# Unit 2 Vocab

### Collecting Data for Study

Term | Definition |
---|---|

Data | is information that has been collected to represent real life situations, usually in number form. |

population | In statistics, this is the entire group of interest from which the sample is drawn. |

poll | the members of a group means to question them regarding a specific topic. |

sample | This is a specified part of a population, intended to represent the population as a whole. |

Random Sampling | involves choosing representatives by rolling a die, for instance. |

Stratified Sampling | involves choosing a proportional number of representatives from each of a number of subgroups of the initial population. |

Subgroups | are another name for stratum. |

Cluster Sampling | involves choosing representatives which are close to other representatives based on a particular factor such as location, age, color, size, etc. |

Multi-Stage Sampling | involves narrowing down a field of representatives by successively applying multiple different sampling methods. |

simple random sample | the process of assigning a number to each member of the population under study, and then using a random number generator to pick the samples. |

stratum | a single category or sub-population out of a larger population. |

control group | set of members deliberately kept as separate as possible from a particular study so as to provide an example of how the members should appear if unchanged. |

estimate | find an approximate answer that is reasonable or makes sense given the problem. |

representative sample | a smaller number of members of a population whose responses to events model those of the entire population. |

bias | refers to a desire to achieve a specific result from a particular study, regardless of the data. |

destructive study | requires that the sample be ruined for its intended use by the study itself.
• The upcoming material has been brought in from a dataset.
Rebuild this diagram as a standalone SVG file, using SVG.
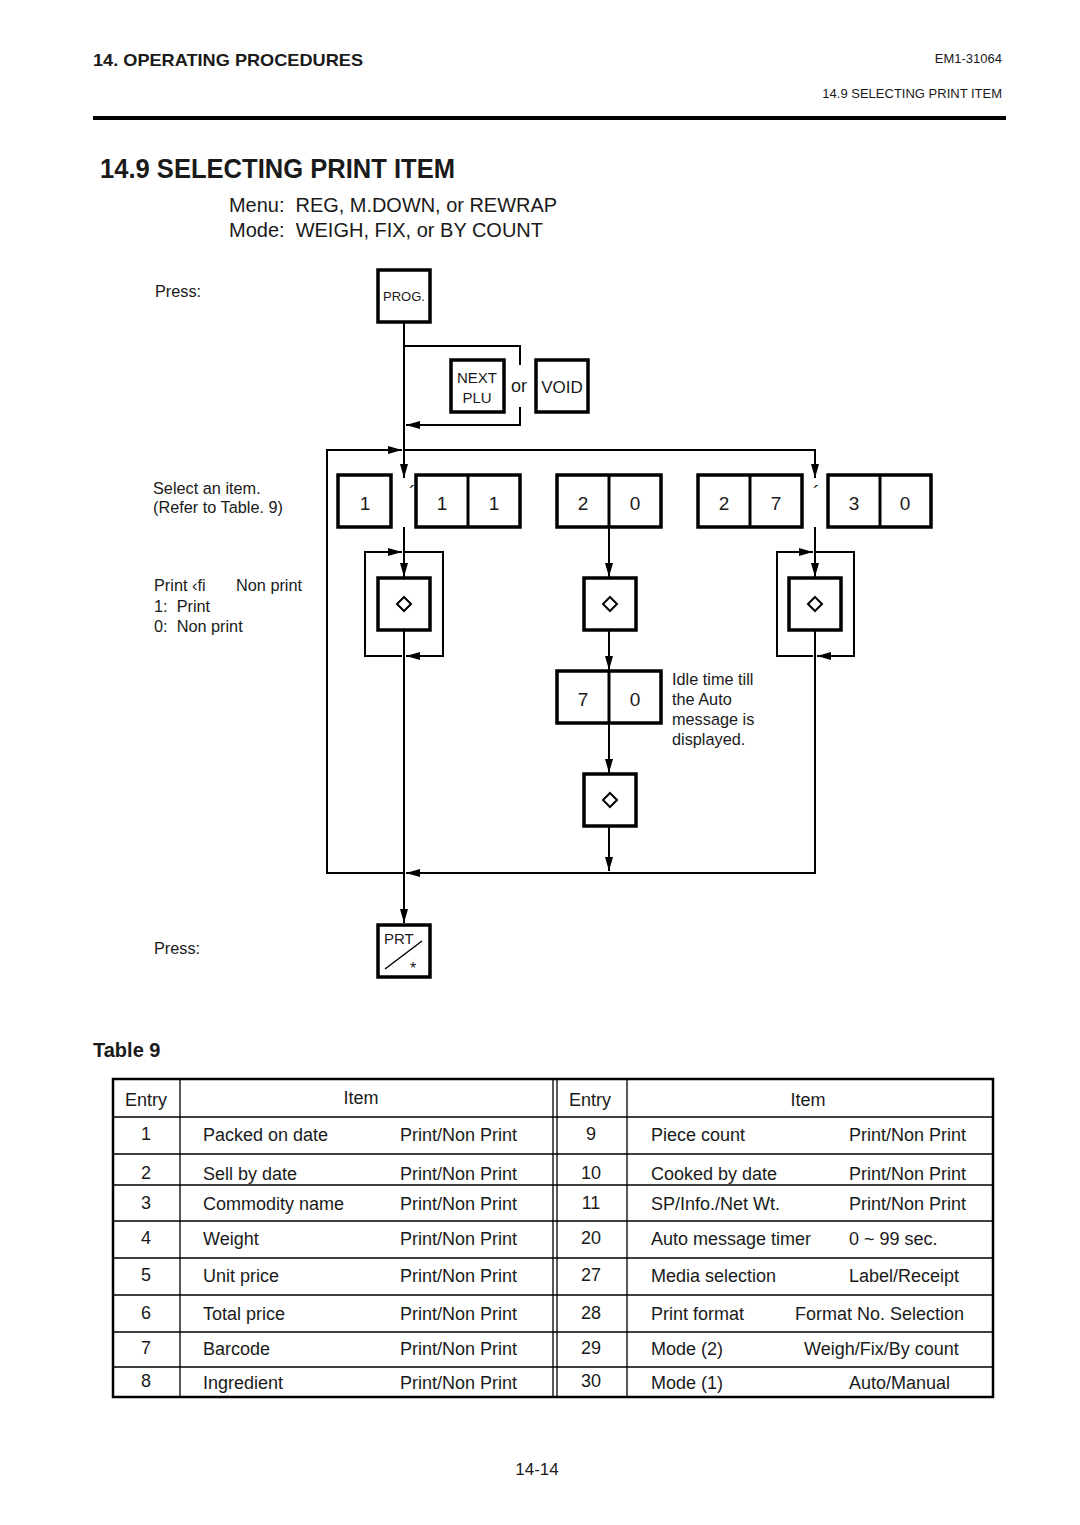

One example is in the tests to see if cars are safe. |

outlier | an observation that lies an abnormal distance from other values in a random sample from a population. |

bell-curve | normal distribution is often referred to this. |

arithmetic mean | commonly known as the average in statistics. |

standard deviation | A measure of spread of a data set. The larger the standard deviation, the more spread out the data is. |

demographic distribution | describes the relative numbers of different types of members of a sample or group. |

categorical variable | a variable that can take on one of a limited, and usually fixed, number of possible values |

quantitative variables | are any variables where the data represent amounts |

graphs | visual display for data. (Many picto, line, bar, circle, dot, etc) |

frequency | in statistics, this is the number of times a piece of data shows up. |

two-way frequency table | a way to display frequencies or relative frequencies for two categorical variables |

marginal distribution | the probability distribution of the variables contained in the subset. |

conditional distribution | distribution of values for one variable that exists when you specify the values of other variables |